On the day that Stacey shot her father, she says she was determined to scare him into stopping the abuse. "I had this mind-set, 'This is going to end,'" she says. "I wanted him to stop. I wanted him to know we're leaving and I can stand up to [him]. I didn't ever really make a conscious choice. I guess somewhere in my mind I did, but I wanted him to know that I could fight against him."
Stacey says she believes it was right that she served time in prison. "I did break one of society's rules," she says.
Still, Stacey says she didn't feel she had any other options at the time. "There was nowhere to run to. I didn't feel like there was anywhere I could go that he couldn't find me," she says. "He would tell us how he would find us—the car was registered in his name, he could track me through the social security card number, and he would tell me how he would find me and I believed him."
Stacey is telling her story in hopes of empowering other abuse victims. "Secrets lose their power when they're shared," she says. "I think that every woman who's been abused thinks at one point in time, 'I'm going to kill you.' There's power in the thought but not in the actual act itself, and I don't think people understand that. Now not only do I have the shame and guilt of what he did to me, I also have the shame and guilt of my actions."
After years of learning to deal with what happened to her, Stacey says she's finally felt some closure. "I finally have been able to fuse [my father and the abuser]. I had to in order to forgive myself for the action that I took, because there were moments that I missed my father," she says. "I had to forgive him in order to be able to forgive myself, but there's a difference between forgiving and forgetting."
Stacey says she forgave her father because she didn't want to face the alternative. "If I don't forgive him, then I'm in prison—it might not be a physical prison, but it's a psychological prison. You know, I was incarcerated and I was free in my heart. The rest was geography."
Though she's thrilled to be free, Stacey says prison was one of the best things that happened to her. "It made me face myself. I couldn't run away from my past at all," she says. "The compassion and encouragement and support that I have been met with from other women who went through the same thing just really made me feel like I wasn't alone."
Stacey recognizes that prosecutors believe she killed her father for money, but she says it's untrue. "I had his permission to use the account. I wasn't working at the time, and he didn't want me working," she says. "It was a way of him isolating me."
Stacey doesn't hold it against people who don't believe her story, she says. "Every person in America is entitled to their own opinion," she says. "I can't judge them."

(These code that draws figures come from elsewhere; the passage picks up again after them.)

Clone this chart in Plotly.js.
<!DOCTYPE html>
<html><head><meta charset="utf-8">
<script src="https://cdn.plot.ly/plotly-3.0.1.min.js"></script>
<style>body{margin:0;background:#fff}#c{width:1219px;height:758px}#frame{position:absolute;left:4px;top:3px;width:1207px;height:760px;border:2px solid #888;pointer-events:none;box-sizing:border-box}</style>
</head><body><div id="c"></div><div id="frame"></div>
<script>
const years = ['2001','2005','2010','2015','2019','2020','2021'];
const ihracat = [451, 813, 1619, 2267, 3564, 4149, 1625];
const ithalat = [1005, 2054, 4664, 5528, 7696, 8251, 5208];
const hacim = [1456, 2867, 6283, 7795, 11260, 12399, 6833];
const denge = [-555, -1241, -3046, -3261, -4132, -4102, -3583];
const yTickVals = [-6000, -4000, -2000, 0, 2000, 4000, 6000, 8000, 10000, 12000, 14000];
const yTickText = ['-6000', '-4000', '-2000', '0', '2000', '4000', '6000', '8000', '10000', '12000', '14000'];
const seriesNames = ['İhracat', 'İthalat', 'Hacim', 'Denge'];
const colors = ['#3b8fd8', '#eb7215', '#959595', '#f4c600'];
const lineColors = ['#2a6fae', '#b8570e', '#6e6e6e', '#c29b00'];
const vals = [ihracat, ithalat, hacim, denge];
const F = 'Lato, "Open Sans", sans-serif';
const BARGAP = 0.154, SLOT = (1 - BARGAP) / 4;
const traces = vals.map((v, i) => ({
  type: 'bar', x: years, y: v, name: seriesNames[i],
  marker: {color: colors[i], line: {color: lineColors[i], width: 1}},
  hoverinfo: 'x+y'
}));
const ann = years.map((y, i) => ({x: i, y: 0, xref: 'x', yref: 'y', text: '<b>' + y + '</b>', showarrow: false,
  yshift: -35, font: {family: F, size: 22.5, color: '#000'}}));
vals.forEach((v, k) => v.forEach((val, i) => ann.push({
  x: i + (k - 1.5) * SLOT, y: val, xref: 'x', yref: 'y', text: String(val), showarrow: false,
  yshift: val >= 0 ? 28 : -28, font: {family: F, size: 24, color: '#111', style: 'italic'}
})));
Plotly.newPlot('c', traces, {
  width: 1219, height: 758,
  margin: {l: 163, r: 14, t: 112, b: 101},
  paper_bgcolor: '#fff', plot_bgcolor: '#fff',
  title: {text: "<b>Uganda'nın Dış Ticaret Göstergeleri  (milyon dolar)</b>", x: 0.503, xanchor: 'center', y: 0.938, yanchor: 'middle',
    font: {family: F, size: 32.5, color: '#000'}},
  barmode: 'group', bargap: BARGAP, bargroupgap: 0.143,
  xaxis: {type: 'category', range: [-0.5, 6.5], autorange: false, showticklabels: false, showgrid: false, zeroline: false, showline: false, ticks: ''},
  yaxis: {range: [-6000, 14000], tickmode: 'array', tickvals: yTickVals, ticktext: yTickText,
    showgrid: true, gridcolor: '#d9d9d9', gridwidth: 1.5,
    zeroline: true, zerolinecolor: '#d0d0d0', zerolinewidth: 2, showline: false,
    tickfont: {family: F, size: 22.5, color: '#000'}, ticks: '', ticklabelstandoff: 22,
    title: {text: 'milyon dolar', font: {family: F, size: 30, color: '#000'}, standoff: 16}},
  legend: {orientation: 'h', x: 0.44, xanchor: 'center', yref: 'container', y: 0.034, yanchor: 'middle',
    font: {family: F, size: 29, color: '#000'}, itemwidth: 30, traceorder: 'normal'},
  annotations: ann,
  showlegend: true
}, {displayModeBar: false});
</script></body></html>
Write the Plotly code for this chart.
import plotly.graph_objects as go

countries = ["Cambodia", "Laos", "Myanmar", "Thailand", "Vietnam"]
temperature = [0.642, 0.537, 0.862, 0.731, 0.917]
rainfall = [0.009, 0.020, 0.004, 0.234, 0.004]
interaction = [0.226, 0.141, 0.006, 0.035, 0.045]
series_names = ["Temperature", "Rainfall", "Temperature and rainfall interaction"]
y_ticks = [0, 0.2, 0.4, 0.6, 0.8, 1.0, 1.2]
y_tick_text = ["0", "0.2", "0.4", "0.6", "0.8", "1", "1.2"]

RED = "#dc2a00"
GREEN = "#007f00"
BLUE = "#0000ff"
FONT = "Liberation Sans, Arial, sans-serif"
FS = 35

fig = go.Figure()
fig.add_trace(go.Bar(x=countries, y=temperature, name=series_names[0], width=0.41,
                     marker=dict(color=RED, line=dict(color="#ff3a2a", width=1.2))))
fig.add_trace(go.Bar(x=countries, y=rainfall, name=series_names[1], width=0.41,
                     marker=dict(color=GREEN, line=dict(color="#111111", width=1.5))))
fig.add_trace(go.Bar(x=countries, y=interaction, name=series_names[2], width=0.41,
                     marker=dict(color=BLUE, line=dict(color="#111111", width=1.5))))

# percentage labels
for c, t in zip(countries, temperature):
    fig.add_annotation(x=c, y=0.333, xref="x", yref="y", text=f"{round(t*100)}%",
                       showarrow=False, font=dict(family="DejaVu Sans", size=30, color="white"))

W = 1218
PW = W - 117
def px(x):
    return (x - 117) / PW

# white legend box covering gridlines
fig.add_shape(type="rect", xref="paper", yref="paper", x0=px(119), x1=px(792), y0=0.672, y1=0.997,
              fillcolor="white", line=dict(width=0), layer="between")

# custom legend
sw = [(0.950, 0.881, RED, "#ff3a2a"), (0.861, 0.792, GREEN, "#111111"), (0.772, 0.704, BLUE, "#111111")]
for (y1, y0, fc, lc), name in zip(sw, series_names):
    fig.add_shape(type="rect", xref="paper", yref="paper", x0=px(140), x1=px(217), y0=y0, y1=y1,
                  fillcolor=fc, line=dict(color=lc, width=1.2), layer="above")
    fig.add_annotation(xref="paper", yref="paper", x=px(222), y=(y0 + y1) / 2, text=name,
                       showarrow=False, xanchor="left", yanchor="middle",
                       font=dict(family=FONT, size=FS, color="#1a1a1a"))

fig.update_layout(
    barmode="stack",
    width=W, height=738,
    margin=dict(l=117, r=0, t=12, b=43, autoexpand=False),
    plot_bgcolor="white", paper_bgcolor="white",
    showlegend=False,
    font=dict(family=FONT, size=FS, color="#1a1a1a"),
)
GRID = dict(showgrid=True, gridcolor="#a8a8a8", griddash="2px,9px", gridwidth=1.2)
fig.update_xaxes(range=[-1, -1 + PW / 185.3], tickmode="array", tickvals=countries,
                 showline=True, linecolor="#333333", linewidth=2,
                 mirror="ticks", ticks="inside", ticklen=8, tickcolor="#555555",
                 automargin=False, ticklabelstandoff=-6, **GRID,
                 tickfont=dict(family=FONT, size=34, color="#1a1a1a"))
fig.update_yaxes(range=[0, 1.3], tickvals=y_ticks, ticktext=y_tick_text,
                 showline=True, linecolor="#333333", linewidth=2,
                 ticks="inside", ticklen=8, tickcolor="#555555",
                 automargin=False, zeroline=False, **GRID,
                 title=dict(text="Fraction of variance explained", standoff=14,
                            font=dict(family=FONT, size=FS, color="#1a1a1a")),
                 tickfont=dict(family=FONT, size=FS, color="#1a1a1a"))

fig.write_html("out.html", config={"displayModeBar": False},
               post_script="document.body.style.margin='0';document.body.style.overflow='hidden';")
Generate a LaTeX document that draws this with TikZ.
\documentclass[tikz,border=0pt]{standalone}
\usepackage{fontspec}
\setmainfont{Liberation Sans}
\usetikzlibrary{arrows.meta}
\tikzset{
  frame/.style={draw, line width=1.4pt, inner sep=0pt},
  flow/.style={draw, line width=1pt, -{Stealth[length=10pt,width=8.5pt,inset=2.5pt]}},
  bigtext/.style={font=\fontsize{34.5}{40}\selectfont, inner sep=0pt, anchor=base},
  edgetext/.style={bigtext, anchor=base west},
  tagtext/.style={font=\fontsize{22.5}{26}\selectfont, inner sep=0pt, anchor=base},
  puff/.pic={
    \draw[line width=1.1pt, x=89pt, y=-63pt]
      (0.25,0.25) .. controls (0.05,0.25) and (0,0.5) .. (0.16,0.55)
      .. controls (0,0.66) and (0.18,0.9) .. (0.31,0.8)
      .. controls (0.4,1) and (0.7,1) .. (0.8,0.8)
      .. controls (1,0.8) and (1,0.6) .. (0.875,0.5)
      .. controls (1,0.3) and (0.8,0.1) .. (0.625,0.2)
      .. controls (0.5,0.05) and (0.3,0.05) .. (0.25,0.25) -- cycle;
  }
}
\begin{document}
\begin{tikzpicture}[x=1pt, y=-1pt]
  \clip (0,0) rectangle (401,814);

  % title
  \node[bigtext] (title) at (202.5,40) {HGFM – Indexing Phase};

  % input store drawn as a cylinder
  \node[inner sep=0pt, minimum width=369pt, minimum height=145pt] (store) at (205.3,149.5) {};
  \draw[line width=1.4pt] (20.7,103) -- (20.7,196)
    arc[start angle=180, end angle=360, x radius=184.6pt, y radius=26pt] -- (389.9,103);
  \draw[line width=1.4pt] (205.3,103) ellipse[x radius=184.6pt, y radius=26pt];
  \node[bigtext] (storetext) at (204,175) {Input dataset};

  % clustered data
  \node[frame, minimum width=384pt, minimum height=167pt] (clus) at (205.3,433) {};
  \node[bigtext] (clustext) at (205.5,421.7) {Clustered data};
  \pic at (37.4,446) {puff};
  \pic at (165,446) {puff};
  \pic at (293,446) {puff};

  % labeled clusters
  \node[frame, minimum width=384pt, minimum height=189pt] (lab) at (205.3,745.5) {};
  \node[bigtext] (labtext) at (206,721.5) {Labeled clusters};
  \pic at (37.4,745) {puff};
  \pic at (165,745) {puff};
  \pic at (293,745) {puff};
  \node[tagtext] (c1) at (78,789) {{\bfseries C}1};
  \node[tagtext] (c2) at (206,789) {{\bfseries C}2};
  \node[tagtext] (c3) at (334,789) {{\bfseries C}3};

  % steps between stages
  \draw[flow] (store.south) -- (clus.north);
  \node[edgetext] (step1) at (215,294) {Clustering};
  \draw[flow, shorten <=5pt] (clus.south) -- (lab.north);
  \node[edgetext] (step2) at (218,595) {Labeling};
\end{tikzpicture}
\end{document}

One of the hardest things to adjust to in her new life is having the freedom to do what she wants, when she wants, Stacey says. "I ask for permission all the time," she says. "I need to learn how to break that. It doesn't seem real to me yet. But I'm working on it, and I'm so happy. I can't believe I got this second chance at life, so I'm just excited."
After spending 18 years in prison, Stacey says she wants to work with fellow abuse victims. "I want to help end sexual abuse in America by putting a voice to it and talking about what happened to me, so I make it okay for others to talk about what happened to them," she says. "I've been pretty busy, and hopefully we can make a change."